## Task brief:
Only the lines from the one containing "Give me the matplotlib source for this chart." through the one containing "from matplotlib.colors import" should be output, both ends included and exactly as they appear, minus any pictures.

═══ Input for this task

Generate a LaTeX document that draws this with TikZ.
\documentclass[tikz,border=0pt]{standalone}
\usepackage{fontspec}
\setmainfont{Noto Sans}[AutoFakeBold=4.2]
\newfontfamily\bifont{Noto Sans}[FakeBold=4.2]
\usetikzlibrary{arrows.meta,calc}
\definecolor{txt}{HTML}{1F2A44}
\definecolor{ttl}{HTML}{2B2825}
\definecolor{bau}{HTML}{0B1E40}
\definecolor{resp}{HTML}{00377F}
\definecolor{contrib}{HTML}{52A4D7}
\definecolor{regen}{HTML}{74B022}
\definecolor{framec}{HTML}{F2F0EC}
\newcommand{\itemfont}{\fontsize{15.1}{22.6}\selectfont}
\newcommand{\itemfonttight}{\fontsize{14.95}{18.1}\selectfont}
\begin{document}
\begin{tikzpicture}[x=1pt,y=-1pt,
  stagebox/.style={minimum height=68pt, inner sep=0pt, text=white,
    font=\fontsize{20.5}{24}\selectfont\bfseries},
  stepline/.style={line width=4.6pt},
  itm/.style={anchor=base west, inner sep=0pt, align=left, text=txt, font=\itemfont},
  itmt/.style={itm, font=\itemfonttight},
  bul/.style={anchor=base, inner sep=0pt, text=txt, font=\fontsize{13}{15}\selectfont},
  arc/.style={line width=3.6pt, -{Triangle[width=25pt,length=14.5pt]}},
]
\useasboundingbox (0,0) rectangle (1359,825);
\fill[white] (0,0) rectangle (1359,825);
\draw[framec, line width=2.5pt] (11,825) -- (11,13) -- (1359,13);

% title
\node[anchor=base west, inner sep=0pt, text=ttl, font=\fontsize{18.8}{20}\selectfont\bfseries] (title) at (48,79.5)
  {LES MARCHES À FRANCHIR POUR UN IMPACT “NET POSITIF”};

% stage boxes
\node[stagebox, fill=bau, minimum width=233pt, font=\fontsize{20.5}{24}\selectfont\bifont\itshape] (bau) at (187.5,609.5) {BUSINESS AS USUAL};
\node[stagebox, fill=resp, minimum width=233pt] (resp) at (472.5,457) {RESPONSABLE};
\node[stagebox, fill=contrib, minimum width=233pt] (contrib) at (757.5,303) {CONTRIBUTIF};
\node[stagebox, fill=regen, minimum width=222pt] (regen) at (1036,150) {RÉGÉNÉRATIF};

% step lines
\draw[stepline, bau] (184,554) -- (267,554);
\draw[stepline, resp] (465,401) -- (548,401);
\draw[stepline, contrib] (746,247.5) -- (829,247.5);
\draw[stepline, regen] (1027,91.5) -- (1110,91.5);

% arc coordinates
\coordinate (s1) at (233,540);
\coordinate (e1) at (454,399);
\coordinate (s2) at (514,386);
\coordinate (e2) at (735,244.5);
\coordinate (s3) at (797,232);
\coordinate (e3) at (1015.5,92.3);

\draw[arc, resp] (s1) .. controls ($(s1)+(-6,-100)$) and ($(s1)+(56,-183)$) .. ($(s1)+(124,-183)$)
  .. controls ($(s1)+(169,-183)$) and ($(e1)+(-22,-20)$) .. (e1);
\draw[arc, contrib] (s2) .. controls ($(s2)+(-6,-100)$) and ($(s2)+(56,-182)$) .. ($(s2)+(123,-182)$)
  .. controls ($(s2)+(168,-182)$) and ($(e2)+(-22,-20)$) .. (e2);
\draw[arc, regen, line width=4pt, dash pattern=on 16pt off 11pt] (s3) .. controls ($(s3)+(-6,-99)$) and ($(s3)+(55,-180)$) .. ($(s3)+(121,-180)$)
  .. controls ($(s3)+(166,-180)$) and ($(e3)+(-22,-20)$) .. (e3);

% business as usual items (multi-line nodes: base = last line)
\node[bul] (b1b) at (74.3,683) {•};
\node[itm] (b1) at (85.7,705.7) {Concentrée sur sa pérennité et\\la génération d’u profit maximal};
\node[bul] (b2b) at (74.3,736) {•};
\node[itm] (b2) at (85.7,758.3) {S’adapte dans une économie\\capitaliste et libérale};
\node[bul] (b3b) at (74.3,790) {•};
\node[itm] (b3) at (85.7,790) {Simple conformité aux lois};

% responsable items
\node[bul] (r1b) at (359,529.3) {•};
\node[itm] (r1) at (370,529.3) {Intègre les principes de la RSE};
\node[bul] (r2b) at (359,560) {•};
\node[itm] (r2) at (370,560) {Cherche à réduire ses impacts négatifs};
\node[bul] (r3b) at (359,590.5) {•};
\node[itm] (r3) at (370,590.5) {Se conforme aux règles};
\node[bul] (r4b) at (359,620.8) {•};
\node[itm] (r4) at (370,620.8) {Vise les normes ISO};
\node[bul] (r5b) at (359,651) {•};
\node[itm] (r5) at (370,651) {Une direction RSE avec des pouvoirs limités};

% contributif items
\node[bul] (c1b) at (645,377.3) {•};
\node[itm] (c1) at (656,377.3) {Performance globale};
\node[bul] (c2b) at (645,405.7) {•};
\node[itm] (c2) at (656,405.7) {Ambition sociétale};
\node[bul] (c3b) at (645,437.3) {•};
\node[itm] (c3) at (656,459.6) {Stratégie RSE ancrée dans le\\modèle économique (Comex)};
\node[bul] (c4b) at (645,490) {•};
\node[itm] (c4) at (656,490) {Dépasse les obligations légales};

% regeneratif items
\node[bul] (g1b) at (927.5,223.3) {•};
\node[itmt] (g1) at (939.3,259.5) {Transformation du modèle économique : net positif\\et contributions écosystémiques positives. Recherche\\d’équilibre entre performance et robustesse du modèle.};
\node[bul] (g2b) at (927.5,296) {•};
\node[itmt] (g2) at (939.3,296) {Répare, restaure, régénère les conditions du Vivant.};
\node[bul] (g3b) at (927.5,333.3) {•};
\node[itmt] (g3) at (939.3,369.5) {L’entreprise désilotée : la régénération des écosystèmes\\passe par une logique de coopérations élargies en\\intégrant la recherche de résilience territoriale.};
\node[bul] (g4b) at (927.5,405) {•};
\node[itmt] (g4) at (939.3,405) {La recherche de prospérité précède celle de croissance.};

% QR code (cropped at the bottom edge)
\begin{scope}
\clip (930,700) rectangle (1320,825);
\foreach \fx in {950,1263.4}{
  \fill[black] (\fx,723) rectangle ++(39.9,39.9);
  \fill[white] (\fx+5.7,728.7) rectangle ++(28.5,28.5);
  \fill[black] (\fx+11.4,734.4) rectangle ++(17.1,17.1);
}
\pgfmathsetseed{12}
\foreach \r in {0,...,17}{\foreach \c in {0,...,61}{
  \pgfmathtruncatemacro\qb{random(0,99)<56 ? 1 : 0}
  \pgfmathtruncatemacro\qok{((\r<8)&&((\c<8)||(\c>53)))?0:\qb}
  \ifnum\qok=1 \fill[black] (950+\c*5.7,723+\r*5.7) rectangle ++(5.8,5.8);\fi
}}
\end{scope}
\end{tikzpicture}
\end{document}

══════
═══ Input for this task

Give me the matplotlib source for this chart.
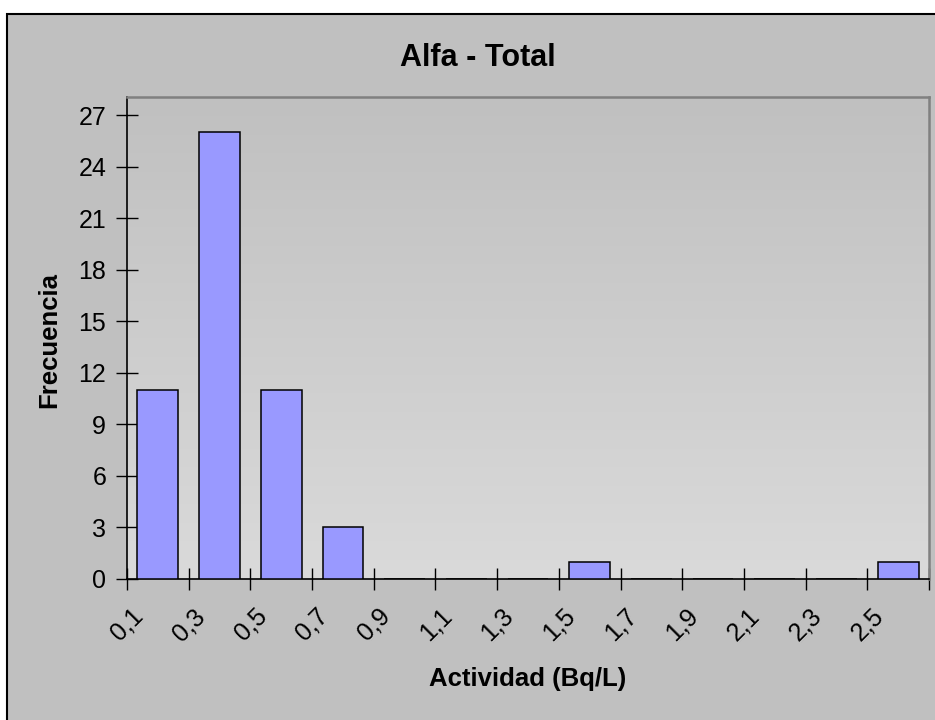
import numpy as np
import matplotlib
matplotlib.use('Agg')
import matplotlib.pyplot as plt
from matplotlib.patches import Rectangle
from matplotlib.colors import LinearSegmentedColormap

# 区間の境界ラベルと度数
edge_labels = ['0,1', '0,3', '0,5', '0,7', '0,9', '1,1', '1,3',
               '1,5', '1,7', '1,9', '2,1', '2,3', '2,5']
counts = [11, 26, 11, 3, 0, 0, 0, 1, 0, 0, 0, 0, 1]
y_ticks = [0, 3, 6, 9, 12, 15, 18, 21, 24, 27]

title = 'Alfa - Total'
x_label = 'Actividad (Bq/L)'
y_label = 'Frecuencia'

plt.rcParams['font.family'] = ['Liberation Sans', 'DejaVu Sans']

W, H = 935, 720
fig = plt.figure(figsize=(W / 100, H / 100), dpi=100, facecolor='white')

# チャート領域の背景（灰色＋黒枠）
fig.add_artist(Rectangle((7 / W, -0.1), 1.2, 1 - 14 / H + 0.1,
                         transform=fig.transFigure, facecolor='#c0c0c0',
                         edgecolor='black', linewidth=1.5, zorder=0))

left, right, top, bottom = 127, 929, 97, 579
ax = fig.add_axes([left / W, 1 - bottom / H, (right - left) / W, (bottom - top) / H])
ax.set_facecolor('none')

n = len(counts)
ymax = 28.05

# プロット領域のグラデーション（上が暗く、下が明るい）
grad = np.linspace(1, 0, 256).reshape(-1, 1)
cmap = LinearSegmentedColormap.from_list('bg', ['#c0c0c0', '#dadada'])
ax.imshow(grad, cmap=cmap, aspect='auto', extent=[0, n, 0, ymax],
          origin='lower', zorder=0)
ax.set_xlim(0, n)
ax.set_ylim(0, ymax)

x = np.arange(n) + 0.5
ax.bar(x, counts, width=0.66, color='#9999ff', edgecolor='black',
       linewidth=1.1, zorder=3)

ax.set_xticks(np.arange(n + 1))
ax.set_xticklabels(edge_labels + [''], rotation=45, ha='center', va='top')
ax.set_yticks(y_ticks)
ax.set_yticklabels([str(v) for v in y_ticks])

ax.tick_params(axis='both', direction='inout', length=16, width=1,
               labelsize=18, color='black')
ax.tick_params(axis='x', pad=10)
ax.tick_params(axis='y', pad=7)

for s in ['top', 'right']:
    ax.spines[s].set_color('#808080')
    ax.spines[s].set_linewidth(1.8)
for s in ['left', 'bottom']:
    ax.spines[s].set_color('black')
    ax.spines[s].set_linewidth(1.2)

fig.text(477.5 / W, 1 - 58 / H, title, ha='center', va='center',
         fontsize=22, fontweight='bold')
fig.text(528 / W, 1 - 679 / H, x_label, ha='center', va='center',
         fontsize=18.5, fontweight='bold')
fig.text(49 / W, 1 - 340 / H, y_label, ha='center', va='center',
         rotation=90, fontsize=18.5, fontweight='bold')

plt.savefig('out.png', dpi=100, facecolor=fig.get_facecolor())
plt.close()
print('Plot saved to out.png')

══════

## Answer for the task:
Give me the matplotlib source for this chart.
import numpy as np
import matplotlib
matplotlib.use('Agg')
import matplotlib.pyplot as plt
from matplotlib.patches import Rectangle
from matplotlib.colors import LinearSegmentedColormap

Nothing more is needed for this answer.